6 Ekim 2009 Salı

Fener'in hassas kadro yapısı

Fenerbahçe için şu başlıktaki tabiri belki de 20 senedir kullanıyorum. Her ne hikmetse, hassas diyemeyeceğim bir kadro hiç olmadı bu kulüpte. Ya Rıdvan, Aykut, Tanju gibi koşmayan forvetler; ya da Oğuz, Stoilov, Novak, Okocha, Revivo, Rapaic, Yusuf, Ceyhun gibi koşmayan orta sahalar gördük yıllar boyunca. Hiçbir zaman modern futbolun istediği fizik güce, pres bilgisine ve takım oyununa sahip bir topluluğa şahit olmadık. Alex geldiğinden beri ise böyle bir şey zaten mümkün değil.

O zaman ne çıkıyor? Teknik direktör farkı. Eğer elinizde "hangi hoca gelirse gelsin, nasıl bir anlayışla oynarsa oynasın şampiyon olur" diyebileceğiniz bir kadro yoksa (ki dünyada böyle bir şeyin olup olmayacağı tartışılır, Fener'de olmadığı ise kesin) o zaman en önemli husus hangi teknik direktörle anlaşıldığıdır. Dolayısıyla sezon başında Daum transfer edildiğinde, tüm mesaisini "kazanan bir takım" yaratmak üzerine harcayan bu hocanın çok isabetli bir tercih olduğunu savundum. Hatta Aykut'tan sonra en önemli transfer bile dedim. Daum'un gelişini protesto eden, aynı suda iki kere yıkanmayacağını vs. söyleyen onlarca skor yazarı şimdi ne diyorlar, okumadığım için bilmiyorum. Muhtemelen o fikirlerinden vazgeçmişlerdir.

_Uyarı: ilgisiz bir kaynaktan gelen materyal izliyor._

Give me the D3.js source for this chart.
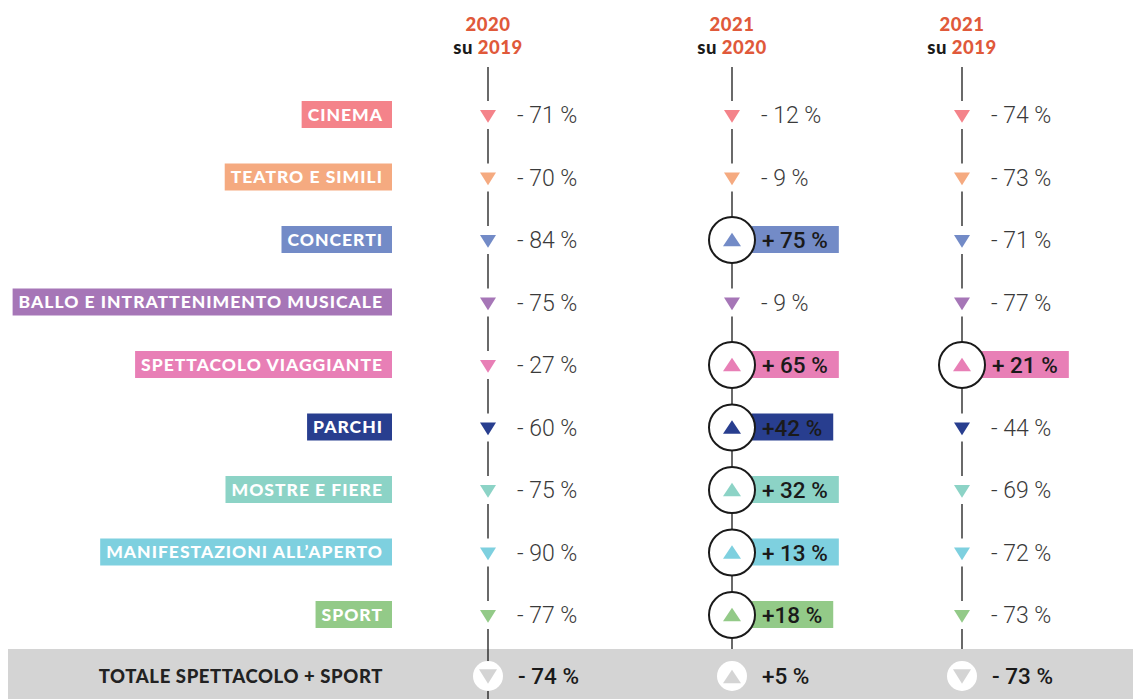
<!DOCTYPE html>
<html><head><meta charset="utf-8">
<script src="https://cdn.jsdelivr.net/npm/d3@7"></script>
<style>
html,body{margin:0;padding:0;background:#fff;}
svg{display:block;}
</style></head>
<body>
<svg id="chart" width="1133" height="699"></svg>
<script>
const categories = ["CINEMA","TEATRO E SIMILI","CONCERTI","BALLO E INTRATTENIMENTO MUSICALE","SPETTACOLO VIAGGIANTE","PARCHI","MOSTRE E FIERE","MANIFESTAZIONI ALL’APERTO","SPORT"];
const categoryColors = ["#f4838a","#f5aa80","#738bc7","#a676b7","#e87fb6","#283e8f","#8cd3c6","#7ed0df","#93ca88"];
const columns = [["2020","2019"],["2021","2020"],["2021","2019"]];
const values2020su2019 = [-71,-70,-84,-75,-27,-60,-75,-90,-77];
const values2021su2020 = [-12,-9,75,-9,65,42,32,13,18];
const values2021su2019 = [-74,-73,-71,-77,21,-44,-69,-72,-73];
// labels as printed (spacing as in the original)
const labels2020su2019 = ["- 71 %","- 70 %","- 84 %","- 75 %","- 27 %","- 60 %","- 75 %","- 90 %","- 77 %"];
const labels2021su2020 = ["- 12 %","- 9 %","+ 75 %","- 9 %","+ 65 %","+42 %","+ 32 %","+ 13 %","+18 %"];
const labels2021su2019 = ["- 74 %","- 73 %","- 71 %","- 77 %","+ 21 %","- 44 %","- 69 %","- 72 %","- 73 %"];
const totalLabel = "TOTALE SPETTACOLO + SPORT";
const totalValues = [-74, 5, -73];
const totalLabels = ["- 74 %","+5 %","- 73 %"];

const allValues = [values2020su2019, values2021su2020, values2021su2019];
const allLabels = [labels2020su2019, labels2021su2020, labels2021su2019];

const svg = d3.select("#chart");
const y = d3.scalePoint().domain(categories).range([115, 615]);
const yTotal = 676;
const x = d3.scaleOrdinal().domain([0,1,2]).range([488, 732, 962]);
const color = d3.scaleOrdinal().domain(categories).range(categoryColors);

// grey total band
svg.append("rect").attr("x", 8).attr("y", 649).attr("width", 1125).attr("height", 50).attr("fill", "#d4d4d4");

// headers
const orange = "#e0593a";
columns.forEach((c, i) => {
  const g = svg.append("g").attr("transform", `translate(${x(i)},0)`);
  g.append("text").attr("x", 0).attr("y", 31).attr("text-anchor", "middle")
    .attr("font-family", "Lato").attr("font-weight", 900).attr("font-size", 18.5).attr("letter-spacing", 0.5).attr("fill", orange).text(c[0]);
  const t = g.append("text").attr("x", 0).attr("y", 54).attr("text-anchor", "middle")
    .attr("font-family", "Lato").attr("font-weight", 900).attr("font-size", 18.5).attr("letter-spacing", 0.5);
  t.append("tspan").attr("fill", "#1a1a1a").text("su ");
  t.append("tspan").attr("fill", orange).text(c[1]);
});

// vertical line segments
const gap = v => v > 0 ? 23 : 14;
columns.forEach((c, ci) => {
  const vals = allValues[ci];
  const g = svg.append("g").attr("stroke", "#1a1a1a").attr("stroke-width", 1.3);
  categories.forEach((cat, i) => {
    const cy = y(cat);
    const y0 = i === 0 ? 67 : y(categories[i-1]) + gap(vals[i-1]);
    g.append("line").attr("x1", x(ci)).attr("x2", x(ci)).attr("y1", y0).attr("y2", cy - gap(vals[i]));
  });
  const last = categories.length - 1;
  g.append("line").attr("x1", x(ci)).attr("x2", x(ci))
    .attr("y1", y(categories[last]) + gap(vals[last])).attr("y2", ci === 0 ? 699 : 649);
});

// category label boxes
const labelG = svg.append("g");
categories.forEach((cat, i) => {
  const t = labelG.append("text").attr("x", 383).attr("y", y(cat) + 5.5).attr("text-anchor", "end")
    .attr("font-family", "Lato").attr("font-weight", 900).attr("font-size", 17.5)
    .attr("letter-spacing", 1.0).attr("fill", "#fff").text(cat);
  const bb = t.node().getBBox();
  labelG.insert("rect", "text").attr("x", bb.x - 6).attr("y", y(cat) - 14).attr("width", 392 - (bb.x - 6)).attr("height", 27)
    .attr("fill", color(cat));
});

// markers
const downTri = (cx, cy, s) => `M${cx - s},${cy - s*0.75}L${cx + s},${cy - s*0.75}L${cx},${cy + s*0.85}Z`;
const upTri = (cx, cy, s) => `M${cx - s},${cy + s*0.7}L${cx + s},${cy + s*0.7}L${cx},${cy - s*0.8}Z`;

columns.forEach((c, ci) => {
  const vals = allValues[ci], labs = allLabels[ci];
  const g = svg.append("g");
  categories.forEach((cat, i) => {
    const cx = x(ci), cy = y(cat);
    if (vals[i] < 0) {
      g.append("path").attr("d", downTri(cx, cy + 1, 8)).attr("fill", color(cat));
      g.append("text").attr("x", cx + 29).attr("y", cy + 8).attr("font-family", "Roboto").attr("font-weight", 300)
        .attr("font-size", 23).attr("fill", "#3a3a3a").text(labs[i]);
    } else {
      const t = g.append("text").attr("x", cx + 30).attr("y", cy + 8).attr("font-family", "Roboto").attr("font-weight", 500)
        .attr("font-size", 22.5).attr("fill", "#1a1a1a").text(labs[i]);
      const w = t.node().getComputedTextLength();
      g.insert("rect", "text").attr("x", cx + 20).attr("y", cy - 14).attr("width", w + 21).attr("height", 27).attr("fill", color(cat));
      g.append("circle").attr("cx", cx).attr("cy", cy).attr("r", 23).attr("fill", "#fff").attr("stroke", "#1a1a1a").attr("stroke-width", 2);
      g.append("path").attr("d", upTri(cx, cy, 9)).attr("fill", color(cat));
    }
  });
});

// total row
svg.append("text").attr("x", 383).attr("y", yTotal + 6.5).attr("text-anchor", "end")
  .attr("font-family", "Lato").attr("font-weight", 900).attr("font-size", 18.5).attr("letter-spacing", 0.6)
  .attr("fill", "#222").text(totalLabel);
columns.forEach((c, ci) => {
  const cx = x(ci), v = totalValues[ci];
  svg.append("circle").attr("cx", cx).attr("cy", yTotal).attr("r", 15).attr("fill", "#fff");
  svg.append("path").attr("d", v < 0 ? downTri(cx, yTotal, 9) : upTri(cx, yTotal + 1, 9)).attr("fill", "#d4d4d4");
  svg.append("text").attr("x", cx + 30).attr("y", yTotal + 8).attr("font-family", "Roboto").attr("font-weight", 500)
    .attr("font-size", 22.5).attr("fill", "#1a1a1a").text(totalLabels[ci]);
});
</script>
</body></html>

Fener kadrosunda presi "bilmeyen ve yap(a)mayan" oyuncu sayısına baktığımızda azımsanmayacak bir rakam ile karşılaşıyoruz: Andre Santos, Kâzım, Alex, Guiza, Deivid ve Semih başta olmak üzere, pres zamanlamasını bilmeyen ve oyun yapıları itibarıyla "ısırımayan" pek çok oyuncu sayılabilir. Presçi oyunculara baktığımızda ise Cristian, Emre, Selçuk ve Mehmet Topuz'u ilk sırada sayabiliriz. Dolayısıyla Alex ve Guiza'nın ilk 11 oynadığı bir takımın orta sahasında bir de Andre Santos ve Kâzım'a yer verildiğinde takım kimyası darmadağın oluyor. Daha önce zaten Andre Santos ile ilgili düşüncelerimi yazmıştım: Kendisi aslen bir bek oyuncusu ve ortanın solu için hem fazla yumuşak hem de o bölgenin özelliklerini haiz değil. Halbuki defansın solunda oynasa ve önünde fizik gücü tam yerinde olan bir Özer olsa, kusursuz bir kanat organizasyonu yaratılabilir. Kâzım ise benim bir türlü ısınamadığım bir oyuncu. Takım oyununa hiçbir şekilde adapte olamadığı gibi, oyun mentalitesi de sorunlu ve dörtlü orta sahanın sağında oynamaya hiç müsait değil. Ama ilk günden beri kendisiyle ilgili düşündüğüm şeyi yineleyeyim: Bir santrfor olarak kendini geliştirse olağanüstü bir oyuncu olabilir. Gol vuruşları, top saklaması, adam geçmesi, sert şutları ve hava hakimiyeti ile bir forvette bulunması gereken pek çok özellik var Kâzım'da. Kadıköy'deki nispeten kolay bir maçta denense de, bir de orada görsek.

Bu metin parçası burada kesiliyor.